There's an unseen but potent presence hovering over the five well-qualified Democrats who are running for Congress from the 8th District in Montgomery County, and underdog candidate Leon G. Billings is none too happy about it.
It was Billings, a native of Montana, who suggested last week that Montgomery Democrats might do well to ignore for the moment the considerable imprint that outgoing Rep. Michael D. Barnes left on the local party before setting off on a run for the U.S. Senate.
Democrats Carlton R. Sickles and Stewart Bainum Jr. were singing Barnes' praises at a candidates' forum in Rockville, and when it came time for Billings to speak, he noted that Barnes "would be very pleased that he had so many supporters here on the rostrum.
"I suspect we might do him a little bit better if we all went down to Baltimore and spent some time with him down there," Billings said with more than a trace of wryness. Barnes, a liberal politician, is spending most of his waking hours in the port city looking for votes.
Billings, knowing well the folly of criticizing one of Montgomery's most popular officeholders, was not denigrating Barnes. Rather, he was delivering a simple message to his rivals and the 60 Democratic Party officials in the audience: Mike Barnes may be a model U.S. representative, well suited to his affluent and liberal district, but he is not running for election to the House. Several other Democrats are.
Billings' message was calculated. Trailing Bainum and County Council member Esther P. Gelman in fund raising, he badly needs the attention of Democratic Party regulars. To do that, Billings has tried to separate himself from the pack, attacking the policies of the Reagan administration with more spirit than the other Democratic primary candidates.
Billings even went so far last week as to suggest that candidates voluntarily limit their campaign spending, an idea that won nothing but silence from Bainum, Gelman, Sickles and Wendell M. Holloway, a lobbyist who also is running in the 8th District.
Still, many Democrats who are watching the primary race believe Billings is on to something. The electorate, they say, may soon tire of candidates who try to wear Barnes' mantle without first checking the fit.

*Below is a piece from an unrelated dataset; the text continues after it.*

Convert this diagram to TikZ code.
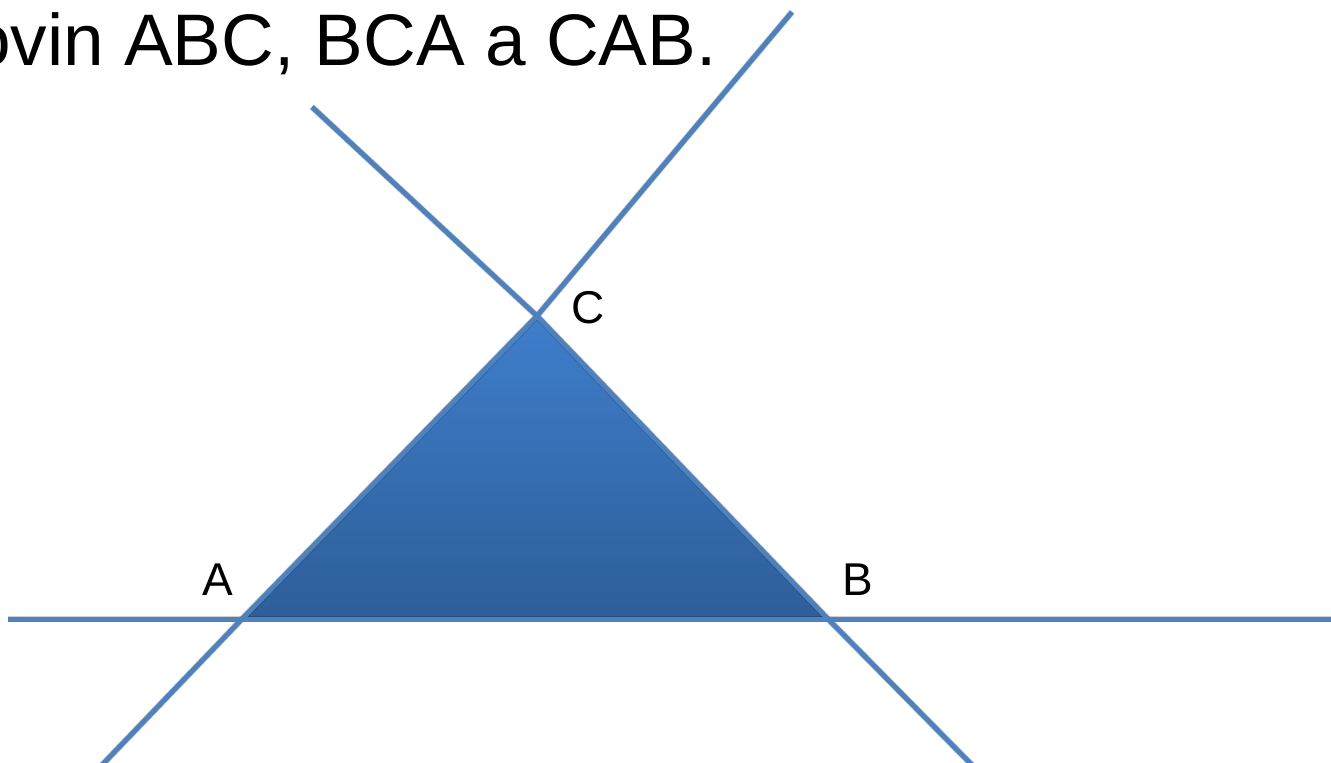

Sickles, for instance, announced at the forum last week that his friends had urged him to run for Barnes' seat because "I could continue to do the work that Mike was doing." Sickles, who held an at-large seat in Congress in the mid-1960s, added that Barnes "has continued to support the very positions that I espoused when I was the congressman for the 8th District."
In the same vein, Bainum hailed Barnes as "the very best congressman Montgomery County has ever had.
"It'll be a real challenge to fill Mike Barnes' shoes for our next congressman," Bainum added. "This is a challenge which I welcome."
At a time when budget cuts threaten federal funding for Metro subway construction, highways and other programs vital to Montgomery's prosperity, some Democrats are growing tired of these candidates promoting themselves as the sole heirs to Barnes' tradition of national leadership on foreign policy issues.
The four months remaining before the Democratic primary is not nearly enough time for the five pretenders to the throne to duplicate that impressive record. Nor should they even try.
"Mike Barnes is the only guy who could do what he did," said one Democratic Party activist and longtime Barnes admirer. "He made no enemies and was never a threat to anybody.
"But he also has no flash, no pizazz, no oomph. All these new guys are trying to be like Mike, but it doesn't play."
One reason it will not play is that unlike Barnes, a shiny-bright newcomer when he was first elected to Congress in 1978, several of the Montgomery Democrats racing to succeed him will carry their own peculiar baggage into the primary in September.
Bainum, for instance, is an articulate and intelligent candidate, but his transparent ambition has irritated some Democrats over the years. Gelman, too, has made a number of political enemies, and now is using party elders such as former state senator Victor L. Crawford as go-betweens to make peace with other Democratic leaders.
Sickles, whose experience on Capitol Hill and spirit of fair play have won him many admirers, has his deepest political roots in Prince George's County, not Montgomery.
Similarly, Billings, who loves to play the role of a blunt-spoken Westerner, can be his own worst enemy sometimes. But in his wife Patricia, a tireless worker for the Democratic Party in the county, Billings has an asset that likely will translate into votes this fall.
"Leon is trying to be the cowboy because he knows he's a damn fool if he doesn't," said one prominent Democrat. "And he's right. Where's the spark, the fire, the new ideas in this race?"
"There are no philosophical differences here," said Crawford, a longtime observer of Montgomery politics. "The candidates are like soldiers in a row. Who do you pick?"